The Scholars mentoring grant is designed to help William T. Grant Scholars hone their skills and abilities as mentors and help researchers of color reach higher levels on the career ladder. The award encourages Scholars to be strong mentors attuned to the career development challenges disproportionately faced by their junior colleagues of color.
In their applications, Scholars assess their current strengths and weaknesses as mentors and propose goals for improving their mentoring skills. They and their mentees also assess the mentees’ strengths and weaknesses and design a mentoring plan that will strengthen the mentees’ potential for a successful research career.
This year’s Scholars mentoring grantees are:
Laura Hamilton is a first-year William T. Grant Scholar who has mentored graduate students, one post-doctoral student, and several junior faculty new to the field. While Hamilton’s previous mentoring experiences have been mainly with scholars demographically similar to herself, she wants to learn how to support students who are of different racial and ethnic backgrounds.
The award will support her mentee, Veronica Lerma, a first-generation Latina fourth year doctoral student in Sociology at the University of California, Merced. Lerma’s research focuses on reducing inequalities experienced by Mexican American youth across social institutions, including the criminal justice system and higher education.
Eve Tuck is a second-year William T. Grant Scholar. In her new position at the University of Toronto, Tuck is mentoring doctoral students for the first time in her career and is working with ten doctoral and three master’s students. She would like to develop a mentoring framework that will inspire collaboration rather than competitiveness.
The award will support her mentee, Sandi Wemigwase, an indigenous first-year doctoral student in the Social Justice Education program at the University of Toronto. Wemigwase intends to expand her network of scholars of color, build her mixed-methods research skills, and examine how indigenous people are conceptualized as a group.

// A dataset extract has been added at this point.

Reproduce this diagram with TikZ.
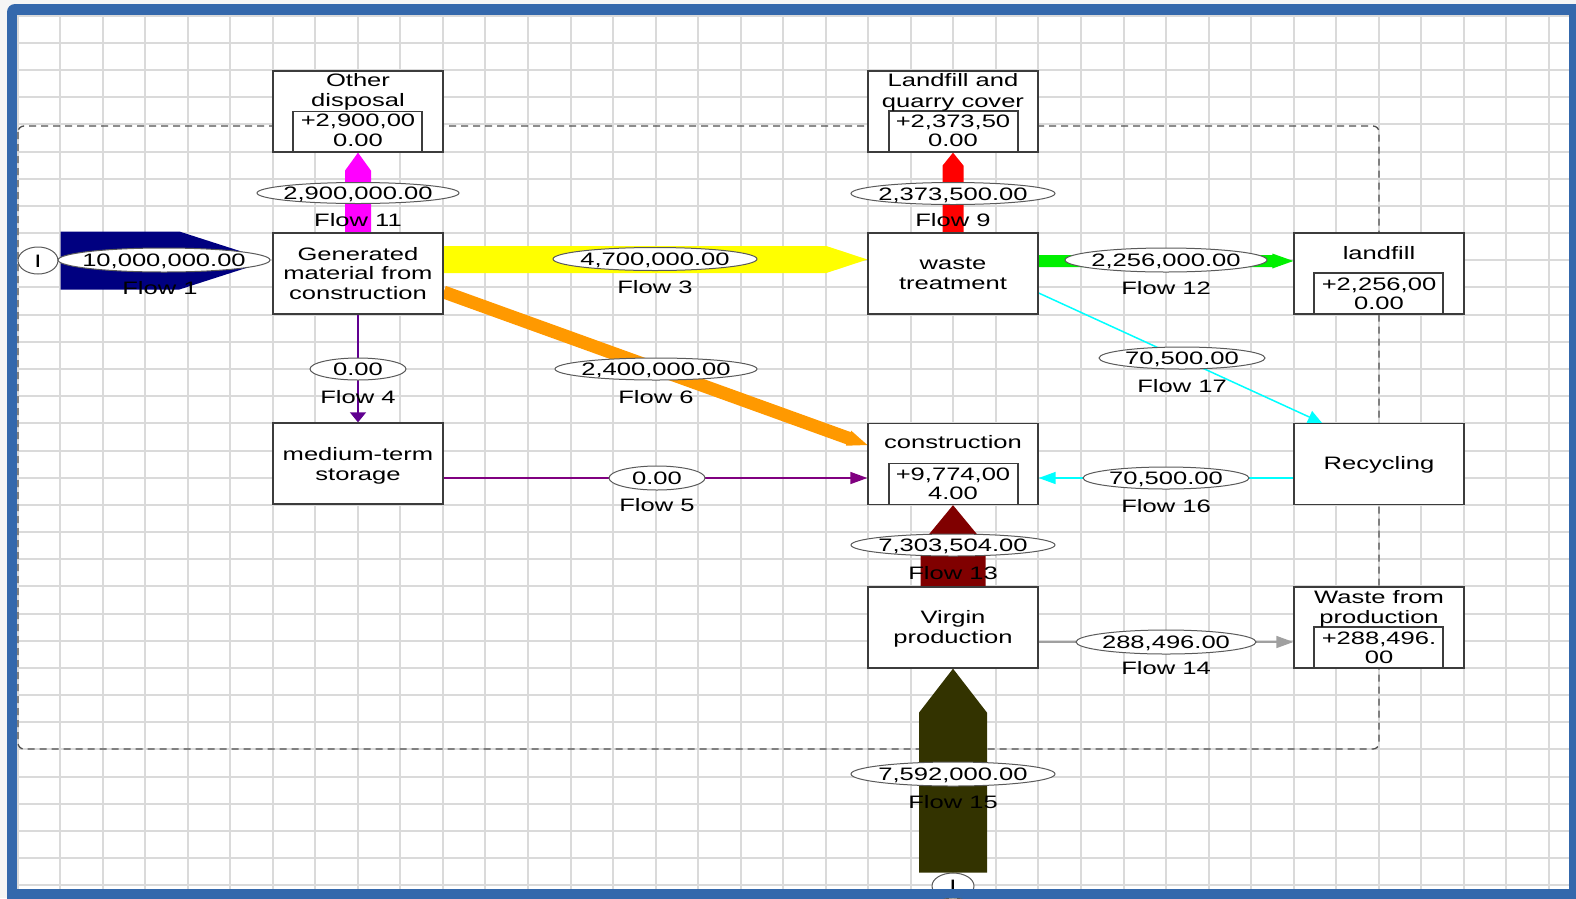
\documentclass[tikz,border=0pt]{standalone}
\usepackage{fontspec}
\setmainfont{Liberation Sans}[FakeStretch=1.42]
\usetikzlibrary{arrows.meta,shapes.geometric,calc}
\definecolor{frameblue}{RGB}{52,104,172}
\definecolor{gridgray}{RGB}{218,218,218}
\definecolor{boxgray}{RGB}{60,60,60}
\definecolor{ellgray}{RGB}{90,90,90}
\definecolor{dashgray}{RGB}{80,80,80}
\definecolor{fnavy}{RGB}{0,0,128}
\definecolor{fmagenta}{RGB}{255,0,255}
\definecolor{fyellow}{RGB}{255,255,0}
\definecolor{fred}{RGB}{255,0,0}
\definecolor{fgreen}{RGB}{0,240,0}
\definecolor{forange}{RGB}{255,153,0}
\definecolor{fdarkred}{RGB}{128,0,0}
\definecolor{folive}{RGB}{51,51,0}
\definecolor{fcyan}{RGB}{0,255,255}
\definecolor{fpurplea}{RGB}{96,0,144}
\definecolor{fpurpleb}{RGB}{128,0,128}
\definecolor{fgray}{RGB}{160,160,160}
\newcommand{\fs}{\fontsize{18}{20}\selectfont}
% #1 colour, #2 start, #3 tip, #4 body half width, #5 head half width, #6 head length
\newcommand{\upflow}[6]{%
  \fill[#1] ([xshift=-#4]#2) -- ([xshift=-#4,yshift=-#6]#3) -- ([xshift=-#5,yshift=-#6]#3) -- (#3)
    -- ([xshift=#5,yshift=-#6]#3) -- ([xshift=#4,yshift=-#6]#3) -- ([xshift=#4]#2) -- cycle;}
\newcommand{\rightflow}[6]{%
  \fill[#1] ([yshift=#4]#2) -- ([xshift=-#6,yshift=#4]#3) -- ([xshift=-#6,yshift=#5]#3) -- (#3)
    -- ([xshift=-#6,yshift=-#5]#3) -- ([xshift=-#6,yshift=-#4]#3) -- ([yshift=-#4]#2) -- cycle;}
\begin{document}
\begin{tikzpicture}[x=1pt,y=-1pt,
  box/.style={draw=boxgray, line width=1.3pt, fill=white, minimum width=170pt, minimum height=81pt, inner sep=0pt},
  inbox/.style={draw=boxgray, line width=1.2pt, minimum width=129pt, minimum height=41pt, inner sep=0pt},
  txt/.style={inner sep=0pt, text height=13pt, text depth=0pt, font=\fs},
  lbl/.style={ellipse, draw=ellgray, line width=1pt, fill=white, inner sep=0pt, text height=13pt, text depth=0pt, font=\fs},
  thin/.style={line width=1.5pt},
  gridline/.style={draw=gridgray, line width=2pt},
  sysline/.style={draw=dashgray, line width=1.3pt, dash pattern=on 7pt off 5pt, rounded corners=6pt}
]
\useasboundingbox (0,0) rectangle (1576,898);
% background and frame
\fill[gray!8] (0,0) rectangle (1576,898);
\fill[frameblue, rounded corners=8pt] (7,4) rectangle (1600,920);
\fill[white] (17,15) rectangle (1569,889);
% grid
\foreach \i in {0,...,36} {\pgfmathsetmacro{\gx}{round(17.5+42.54*\i)}\draw[gridline] (\gx,15) -- (\gx,889);}
\foreach \j in {0,...,32} {\pgfmathsetmacro{\gy}{round(15.8+27.17*\j)}\draw[gridline] (17,\gy) -- (1569,\gy);}
% system boundary
\draw[sysline] (18,126) rectangle (1379,749);

% boxes (positions)
\node[box] (od) at (358,111.5) {};
\node[box] (gm) at (358,273.5) {};
\node[box] (lq) at (953,111.5) {};
\node[box] (wt) at (953,273.5) {};
\node[box] (lf) at (1379,273.5) {};
\node[box] (ms) at (358,463.5) {};
\node[box] (co) at (953,464) {};
\node[box] (re) at (1379,464) {};
\node[box] (vp) at (953,627.5) {};
\node[box] (wp) at (1379,627.5) {};
\node[lbl, minimum width=40pt, minimum height=27pt] (I1) at (38,260.5) {\makebox[0pt]{I}};
\node[lbl, minimum width=42pt, minimum height=26pt] (I2) at (953,886) {\makebox[0pt]{I}};

% thick flows
\coordinate (f1s) at ([xshift=2pt]I1.east);
\coordinate (f1t) at ([xshift=-3pt,yshift=13pt]gm.west);
\rightflow{fnavy}{f1s}{f1t}{29pt}{29pt}{90pt}
\coordinate (f3s) at ([yshift=14pt]gm.east);
\coordinate (f3t) at ([yshift=14pt]wt.west);
\rightflow{fyellow}{f3s}{f3t}{13.5pt}{13.5pt}{41pt}
\coordinate (f12s) at ([yshift=12.5pt]wt.east);
\coordinate (f12t) at ([yshift=12.5pt]lf.west);
\rightflow{fgreen}{f12s}{f12t}{6pt}{7.5pt}{21pt}
\upflow{fmagenta}{gm.north}{od.south}{13pt}{13pt}{18pt}
\upflow{fred}{wt.north}{lq.south}{10.5pt}{10.5pt}{13pt}
\upflow{fdarkred}{vp.north}{co.south}{32.5pt}{33pt}{40pt}
\upflow{folive}{I2.north}{vp.south}{34pt}{34pt}{44pt}
\coordinate (f6s) at ([yshift=-18.5pt]gm.east);
\coordinate (f6t) at ([yshift=19pt]co.west);
\fill[forange] ([xshift=2.2pt,yshift=6.1pt]f6s) -- ([xshift=-16.6pt,yshift=12.9pt]f6t)
  -- ([xshift=-16.1pt,yshift=14.3pt]f6t) -- (f6t) -- ([xshift=-21.5pt,yshift=-0.7pt]f6t)
  -- ([xshift=-21pt,yshift=0.7pt]f6t) -- ([xshift=-2.2pt,yshift=-6.1pt]f6s) -- cycle;

% thin flows
\draw[thin, fpurplea, -{Triangle[length=10pt,width=16pt]}] (gm.south) -- (ms.north);
\draw[thin, fpurpleb, -{Triangle[length=17pt,width=12pt]}] ([yshift=-14.5pt]ms.east) -- ([yshift=-14pt]co.west);
\draw[thin, fcyan, -{Triangle[length=17pt,width=12pt]}] ([yshift=-14pt]re.west) -- ([yshift=-14pt]co.east);
\draw[thin, fcyan, -{Triangle[length=14pt,width=13pt]}] ([yshift=-19.5pt]wt.east) -- ([xshift=-57pt]re.north);
\draw[thin, fgray, -{Triangle[length=17pt,width=12pt]}] ([yshift=-14.5pt]vp.east) -- ([yshift=-14.5pt]wp.west);

% redraw boxes on top of flows
\node[box] at (od) {};
\node[box] at (gm) {};
\node[box] at (lq) {};
\node[box] at (wt) {};
\node[box] at (lf) {};
\node[box] at (ms) {};
\node[box] at (co) {};
\node[box] at (re) {};
\node[box] at (vp) {};
\node[box] at (wp) {};
\node[inbox] (odv) at (357.5,132) {};
\node[inbox] (lqv) at (953.5,131.5) {};
\node[inbox] (lfv) at (1378.5,293.5) {};
\node[inbox] (cov) at (953.5,484) {};
\node[inbox] (wpv) at (1378.5,647.5) {};

% box texts
\node[txt] (od1) at (358,80) {Other};
\node[txt] (od2) at (358,100) {disposal};
\node[txt] (od3) at (358,120) {+2,900,00};
\node[txt] (od4) at (358,140) {0.00};
\node[txt] (gm1) at (358,254) {Generated};
\node[txt] (gm2) at (358,273) {material from};
\node[txt] (gm3) at (358,293) {construction};
\node[txt] (lq1) at (953,80) {Landfill and};
\node[txt] (lq2) at (953,101) {quarry cover};
\node[txt] (lq3) at (953,121) {+2,373,50};
\node[txt] (lq4) at (953,140) {0.00};
\node[txt] (wt1) at (953,263) {waste};
\node[txt] (wt2) at (953,283) {treatment};
\node[txt] (lf1) at (1379,253) {landfill};
\node[txt] (lf2) at (1379,284) {+2,256,00};
\node[txt] (lf3) at (1379,303) {0.00};
\node[txt] (ms1) at (358,454) {medium-term};
\node[txt] (ms2) at (358,474) {storage};
\node[txt] (co1) at (953,442) {construction};
\node[txt] (co2) at (953,474) {+9,774,00};
\node[txt] (co3) at (953,493) {4.00};
\node[txt] (re1) at (1379,463) {Recycling};
\node[txt] (vp1) at (953,617) {Virgin};
\node[txt] (vp2) at (953,637) {production};
\node[txt] (wp1) at (1379,597) {Waste from};
\node[txt] (wp2) at (1379,617) {production};
\node[txt] (wp3) at (1379,638) {+288,496.};
\node[txt] (wp4) at (1379,657) {00};

% flow labels
\node[lbl, minimum width=212pt, minimum height=24pt] (e1) at (164,260) {\makebox[0pt]{10,000,000.00}};
\node[txt] (n1) at (160,288) {Flow 1};
\node[lbl, minimum width=202pt, minimum height=21pt] (e11) at (358,193) {\makebox[0pt]{2,900,000.00}};
\node[txt] (n11) at (358,220) {Flow 11};
\node[lbl, minimum width=204pt, minimum height=23pt] (e3) at (655,259) {\makebox[0pt]{4,700,000.00}};
\node[txt] (n3) at (655,287) {Flow 3};
\node[lbl, minimum width=204pt, minimum height=22pt] (e9) at (953,193.5) {\makebox[0pt]{2,373,500.00}};
\node[txt] (n9) at (953,220) {Flow 9};
\node[lbl, minimum width=202pt, minimum height=24pt] (e12) at (1166,260) {\makebox[0pt]{2,256,000.00}};
\node[txt] (n12) at (1166,288) {Flow 12};
\node[lbl, minimum width=166pt, minimum height=22pt] (e17) at (1182,358) {\makebox[0pt]{70,500.00}};
\node[txt] (n17) at (1182,386) {Flow 17};
\node[lbl, minimum width=96pt, minimum height=22pt] (e4) at (358,369) {\makebox[0pt]{0.00}};
\node[txt] (n4) at (358,397) {Flow 4};
\node[lbl, minimum width=202pt, minimum height=22pt] (e6) at (656,369) {\makebox[0pt]{2,400,000.00}};
\node[txt] (n6) at (656,397) {Flow 6};
\node[lbl, minimum width=96pt, minimum height=24pt] (e5) at (657,478) {\makebox[0pt]{0.00}};
\node[txt] (n5) at (657,505) {Flow 5};
\node[lbl, minimum width=166pt, minimum height=22pt] (e16) at (1166,478) {\makebox[0pt]{70,500.00}};
\node[txt] (n16) at (1166,506) {Flow 16};
\node[lbl, minimum width=204pt, minimum height=22pt] (e13) at (953,545) {\makebox[0pt]{7,303,504.00}};
\node[txt] (n13) at (953,573) {Flow 13};
\node[lbl, minimum width=180pt, minimum height=24pt] (e14) at (1166,642) {\makebox[0pt]{288,496.00}};
\node[txt] (n14) at (1166,668) {Flow 14};
\node[lbl, minimum width=204pt, minimum height=24pt] (e15) at (953,774) {\makebox[0pt]{7,592,000.00}};
\node[txt] (n15) at (953,802) {Flow 15};

% bottom frame edge over the source ellipse
\fill[frameblue] (7,889) rectangle (1576,898);
\end{tikzpicture}
\end{document}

Kristin Turney is a first-year William T. Grant Scholar who has mentored 15 doctoral students in a formal mentoring capacity. With her mentoring award, she would like to develop strategies to help students cultivate independent research agendas. She would also like to heighten her capacity for mentoring across difference.
The award will support her mentee, Janet Muñiz, a third-year Latina doctoral student in the Department of Sociology at the University of California, Irvine. Muñiz’s research interests focus on social inequalities in urban communities towards informing policy that can positively influence the lives of youth who grow up in economically disadvantaged areas.
David Yeager is a third-year William T. Grant Scholar who supervises a diverse group of graduate students, including three doctoral students. He identifies three goals for this award, including reorganizing his lab and paring down project commitments to free up more time for mentoring and graduate student projects, as well as pursuing training and ongoing support from faculty leaders of campus diversity initiatives at University of Texas.
The award will support his mentee, Melanie Netter, an African American second year doctoral student at the University of Texas at Austin. Netter’s research interests focus on what motivates young people, especially as they face difficult life circumstances or academic challenges.